STATED TASK:
Skip pictures; extract every line from the one with "Convert this chart to Plotly code." through the one with "return xs, ys", exactly as written.

TASK DATA:
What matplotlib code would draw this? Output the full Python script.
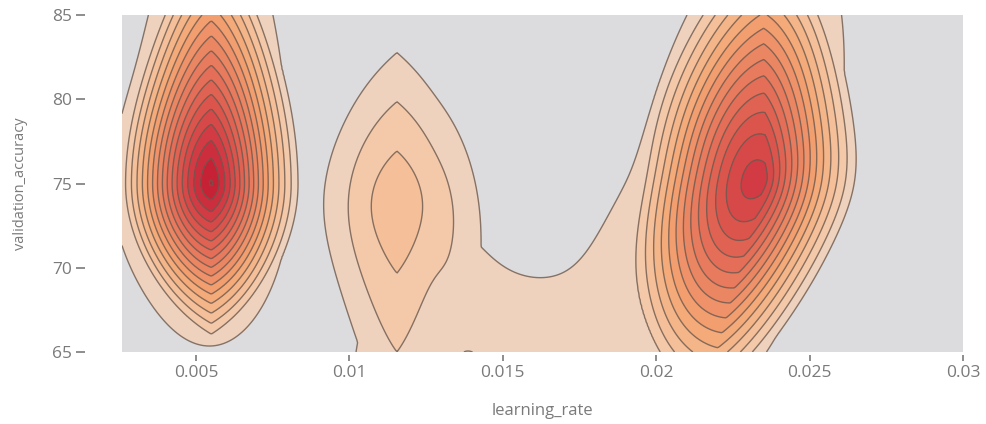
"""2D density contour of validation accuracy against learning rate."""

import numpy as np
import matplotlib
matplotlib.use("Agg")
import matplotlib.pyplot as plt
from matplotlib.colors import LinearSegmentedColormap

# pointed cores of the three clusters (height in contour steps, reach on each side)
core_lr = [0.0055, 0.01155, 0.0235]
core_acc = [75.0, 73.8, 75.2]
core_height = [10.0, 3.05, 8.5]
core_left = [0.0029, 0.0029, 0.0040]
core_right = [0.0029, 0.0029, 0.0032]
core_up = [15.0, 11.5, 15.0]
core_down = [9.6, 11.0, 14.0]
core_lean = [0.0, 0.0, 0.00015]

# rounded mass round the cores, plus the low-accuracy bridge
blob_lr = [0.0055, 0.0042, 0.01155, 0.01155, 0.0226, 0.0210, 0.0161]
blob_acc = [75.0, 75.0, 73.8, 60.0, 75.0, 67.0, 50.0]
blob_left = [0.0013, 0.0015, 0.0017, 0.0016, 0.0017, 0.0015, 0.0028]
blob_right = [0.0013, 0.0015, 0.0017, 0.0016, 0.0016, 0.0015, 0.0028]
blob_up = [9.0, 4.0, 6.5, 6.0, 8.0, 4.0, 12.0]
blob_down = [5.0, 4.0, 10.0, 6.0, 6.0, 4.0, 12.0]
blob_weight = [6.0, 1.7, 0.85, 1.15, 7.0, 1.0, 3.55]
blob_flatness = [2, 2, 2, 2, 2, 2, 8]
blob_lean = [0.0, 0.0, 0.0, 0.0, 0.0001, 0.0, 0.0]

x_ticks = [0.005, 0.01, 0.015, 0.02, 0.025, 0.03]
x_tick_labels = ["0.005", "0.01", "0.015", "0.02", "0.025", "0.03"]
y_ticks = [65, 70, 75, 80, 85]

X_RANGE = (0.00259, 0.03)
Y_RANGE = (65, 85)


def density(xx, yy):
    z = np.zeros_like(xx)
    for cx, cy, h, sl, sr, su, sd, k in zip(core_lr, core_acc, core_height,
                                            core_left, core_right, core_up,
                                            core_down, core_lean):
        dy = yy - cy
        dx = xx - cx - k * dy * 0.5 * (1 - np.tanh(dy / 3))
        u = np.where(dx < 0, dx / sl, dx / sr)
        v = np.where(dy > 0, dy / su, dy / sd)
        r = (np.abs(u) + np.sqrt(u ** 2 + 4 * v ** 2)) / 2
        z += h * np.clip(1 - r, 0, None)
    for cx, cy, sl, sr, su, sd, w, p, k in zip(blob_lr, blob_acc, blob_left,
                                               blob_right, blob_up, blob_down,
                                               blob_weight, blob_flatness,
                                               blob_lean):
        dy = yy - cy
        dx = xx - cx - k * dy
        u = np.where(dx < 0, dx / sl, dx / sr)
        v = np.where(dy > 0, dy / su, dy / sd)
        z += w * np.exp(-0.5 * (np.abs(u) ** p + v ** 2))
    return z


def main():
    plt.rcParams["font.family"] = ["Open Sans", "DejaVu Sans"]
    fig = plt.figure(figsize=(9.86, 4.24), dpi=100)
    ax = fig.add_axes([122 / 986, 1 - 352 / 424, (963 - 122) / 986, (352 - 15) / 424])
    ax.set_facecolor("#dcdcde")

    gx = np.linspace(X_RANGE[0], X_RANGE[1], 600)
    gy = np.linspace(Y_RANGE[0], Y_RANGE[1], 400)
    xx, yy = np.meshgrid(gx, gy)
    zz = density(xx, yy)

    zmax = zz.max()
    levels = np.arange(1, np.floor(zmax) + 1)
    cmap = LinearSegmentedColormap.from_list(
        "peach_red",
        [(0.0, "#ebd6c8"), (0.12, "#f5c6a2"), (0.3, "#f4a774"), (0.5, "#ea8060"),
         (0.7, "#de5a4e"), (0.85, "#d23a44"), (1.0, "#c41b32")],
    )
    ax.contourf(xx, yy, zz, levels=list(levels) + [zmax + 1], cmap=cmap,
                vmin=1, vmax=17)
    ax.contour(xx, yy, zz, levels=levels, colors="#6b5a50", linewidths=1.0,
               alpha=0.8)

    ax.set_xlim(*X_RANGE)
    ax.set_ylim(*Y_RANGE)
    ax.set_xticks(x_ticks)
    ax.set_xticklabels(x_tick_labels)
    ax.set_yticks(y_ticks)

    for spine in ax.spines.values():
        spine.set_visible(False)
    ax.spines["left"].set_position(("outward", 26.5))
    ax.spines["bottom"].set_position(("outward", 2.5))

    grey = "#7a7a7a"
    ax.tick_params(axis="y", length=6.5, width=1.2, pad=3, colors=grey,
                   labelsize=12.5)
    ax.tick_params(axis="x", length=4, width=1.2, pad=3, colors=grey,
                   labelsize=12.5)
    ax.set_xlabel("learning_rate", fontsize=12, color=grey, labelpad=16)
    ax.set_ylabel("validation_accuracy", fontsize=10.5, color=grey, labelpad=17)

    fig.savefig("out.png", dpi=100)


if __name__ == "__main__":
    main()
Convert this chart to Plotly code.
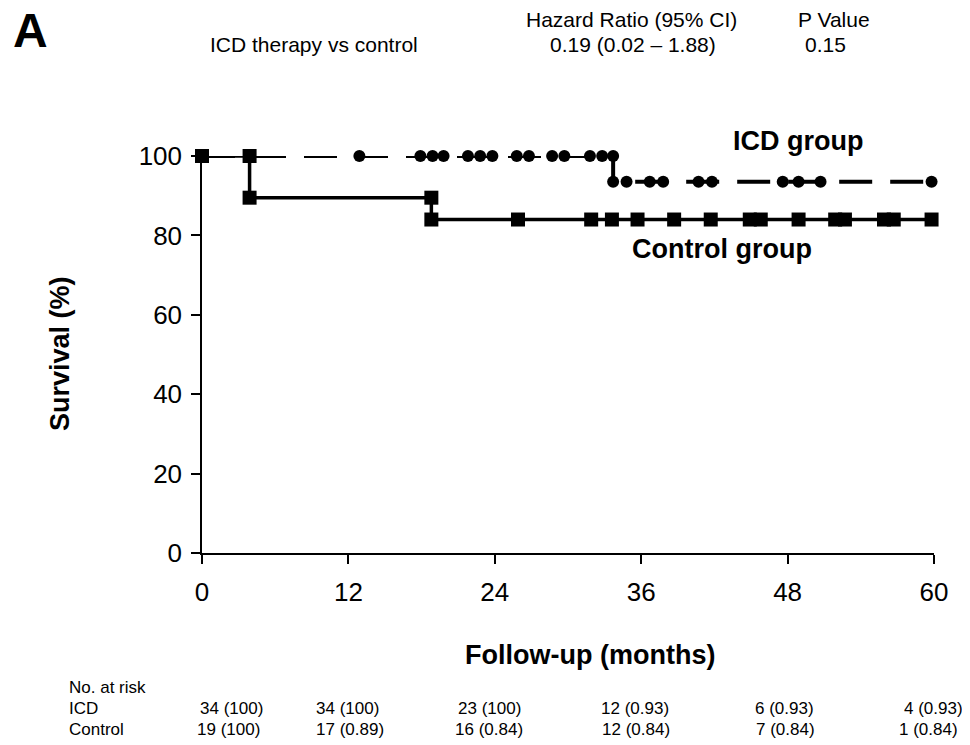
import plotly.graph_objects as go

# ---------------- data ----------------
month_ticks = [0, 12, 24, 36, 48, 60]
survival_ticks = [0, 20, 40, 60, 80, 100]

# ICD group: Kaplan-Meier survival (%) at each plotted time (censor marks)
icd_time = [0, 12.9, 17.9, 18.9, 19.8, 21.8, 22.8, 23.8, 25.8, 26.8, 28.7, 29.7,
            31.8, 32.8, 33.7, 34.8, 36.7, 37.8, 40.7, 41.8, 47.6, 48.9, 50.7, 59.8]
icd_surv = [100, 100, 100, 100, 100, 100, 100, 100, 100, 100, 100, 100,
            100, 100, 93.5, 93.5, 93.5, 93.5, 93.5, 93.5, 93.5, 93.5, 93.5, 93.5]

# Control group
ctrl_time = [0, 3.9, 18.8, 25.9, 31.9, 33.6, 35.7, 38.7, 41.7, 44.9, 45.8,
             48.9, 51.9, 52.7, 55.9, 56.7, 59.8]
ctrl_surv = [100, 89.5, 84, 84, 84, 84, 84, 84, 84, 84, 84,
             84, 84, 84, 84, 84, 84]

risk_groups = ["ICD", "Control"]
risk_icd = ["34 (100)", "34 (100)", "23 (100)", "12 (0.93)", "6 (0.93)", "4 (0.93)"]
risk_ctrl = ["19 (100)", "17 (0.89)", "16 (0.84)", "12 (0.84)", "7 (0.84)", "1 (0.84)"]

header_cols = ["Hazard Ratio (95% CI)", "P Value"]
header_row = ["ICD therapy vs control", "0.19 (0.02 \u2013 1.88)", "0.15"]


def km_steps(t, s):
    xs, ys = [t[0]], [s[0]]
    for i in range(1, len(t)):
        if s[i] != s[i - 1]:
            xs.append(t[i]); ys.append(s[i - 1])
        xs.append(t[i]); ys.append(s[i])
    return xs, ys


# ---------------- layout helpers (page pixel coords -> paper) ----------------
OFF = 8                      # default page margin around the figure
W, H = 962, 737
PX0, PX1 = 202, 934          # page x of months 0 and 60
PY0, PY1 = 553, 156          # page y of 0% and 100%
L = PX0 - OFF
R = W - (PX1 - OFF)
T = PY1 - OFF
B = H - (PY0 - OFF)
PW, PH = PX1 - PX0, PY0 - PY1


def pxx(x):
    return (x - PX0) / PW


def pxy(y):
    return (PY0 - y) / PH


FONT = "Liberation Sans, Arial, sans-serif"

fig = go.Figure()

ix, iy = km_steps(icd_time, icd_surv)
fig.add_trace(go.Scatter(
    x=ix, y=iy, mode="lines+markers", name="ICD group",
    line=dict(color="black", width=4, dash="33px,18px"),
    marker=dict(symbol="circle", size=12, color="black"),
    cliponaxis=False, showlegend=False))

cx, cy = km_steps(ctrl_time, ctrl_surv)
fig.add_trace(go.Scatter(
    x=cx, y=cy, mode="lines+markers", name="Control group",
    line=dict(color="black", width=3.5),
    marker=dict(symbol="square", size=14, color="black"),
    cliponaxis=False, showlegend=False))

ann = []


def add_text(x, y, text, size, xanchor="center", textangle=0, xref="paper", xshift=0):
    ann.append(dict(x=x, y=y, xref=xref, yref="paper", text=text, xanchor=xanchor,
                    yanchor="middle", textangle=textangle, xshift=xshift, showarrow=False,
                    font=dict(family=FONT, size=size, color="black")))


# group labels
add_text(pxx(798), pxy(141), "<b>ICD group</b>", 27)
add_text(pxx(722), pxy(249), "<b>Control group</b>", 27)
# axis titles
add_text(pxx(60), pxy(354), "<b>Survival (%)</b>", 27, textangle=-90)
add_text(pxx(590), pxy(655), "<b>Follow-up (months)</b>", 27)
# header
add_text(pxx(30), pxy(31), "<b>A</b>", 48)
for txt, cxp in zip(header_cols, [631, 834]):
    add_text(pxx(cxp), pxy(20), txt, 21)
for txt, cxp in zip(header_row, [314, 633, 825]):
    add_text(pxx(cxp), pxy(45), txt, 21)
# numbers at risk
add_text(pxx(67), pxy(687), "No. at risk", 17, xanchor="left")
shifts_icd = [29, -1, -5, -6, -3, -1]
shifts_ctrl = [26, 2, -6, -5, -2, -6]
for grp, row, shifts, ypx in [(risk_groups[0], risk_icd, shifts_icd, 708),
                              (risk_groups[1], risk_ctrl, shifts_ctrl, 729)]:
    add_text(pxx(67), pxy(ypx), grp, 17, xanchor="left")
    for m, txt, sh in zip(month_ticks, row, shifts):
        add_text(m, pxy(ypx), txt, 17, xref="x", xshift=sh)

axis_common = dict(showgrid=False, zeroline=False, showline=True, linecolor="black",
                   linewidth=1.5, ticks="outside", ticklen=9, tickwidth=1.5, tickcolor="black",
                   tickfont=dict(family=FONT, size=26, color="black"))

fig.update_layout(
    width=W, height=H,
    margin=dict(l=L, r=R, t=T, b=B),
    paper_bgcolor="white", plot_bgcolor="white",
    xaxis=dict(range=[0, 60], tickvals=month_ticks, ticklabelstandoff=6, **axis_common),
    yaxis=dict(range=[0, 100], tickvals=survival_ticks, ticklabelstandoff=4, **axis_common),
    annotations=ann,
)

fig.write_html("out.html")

WORKED ANSWER:
Convert this chart to Plotly code.
import plotly.graph_objects as go

# ---------------- data ----------------
month_ticks = [0, 12, 24, 36, 48, 60]
survival_ticks = [0, 20, 40, 60, 80, 100]

# ICD group: Kaplan-Meier survival (%) at each plotted time (censor marks)
icd_time = [0, 12.9, 17.9, 18.9, 19.8, 21.8, 22.8, 23.8, 25.8, 26.8, 28.7, 29.7,
            31.8, 32.8, 33.7, 34.8, 36.7, 37.8, 40.7, 41.8, 47.6, 48.9, 50.7, 59.8]
icd_surv = [100, 100, 100, 100, 100, 100, 100, 100, 100, 100, 100, 100,
            100, 100, 93.5, 93.5, 93.5, 93.5, 93.5, 93.5, 93.5, 93.5, 93.5, 93.5]

# Control group
ctrl_time = [0, 3.9, 18.8, 25.9, 31.9, 33.6, 35.7, 38.7, 41.7, 44.9, 45.8,
             48.9, 51.9, 52.7, 55.9, 56.7, 59.8]
ctrl_surv = [100, 89.5, 84, 84, 84, 84, 84, 84, 84, 84, 84,
             84, 84, 84, 84, 84, 84]

risk_groups = ["ICD", "Control"]
risk_icd = ["34 (100)", "34 (100)", "23 (100)", "12 (0.93)", "6 (0.93)", "4 (0.93)"]
risk_ctrl = ["19 (100)", "17 (0.89)", "16 (0.84)", "12 (0.84)", "7 (0.84)", "1 (0.84)"]

header_cols = ["Hazard Ratio (95% CI)", "P Value"]
header_row = ["ICD therapy vs control", "0.19 (0.02 \u2013 1.88)", "0.15"]


def km_steps(t, s):
    xs, ys = [t[0]], [s[0]]
    for i in range(1, len(t)):
        if s[i] != s[i - 1]:
            xs.append(t[i]); ys.append(s[i - 1])
        xs.append(t[i]); ys.append(s[i])
    return xs, ys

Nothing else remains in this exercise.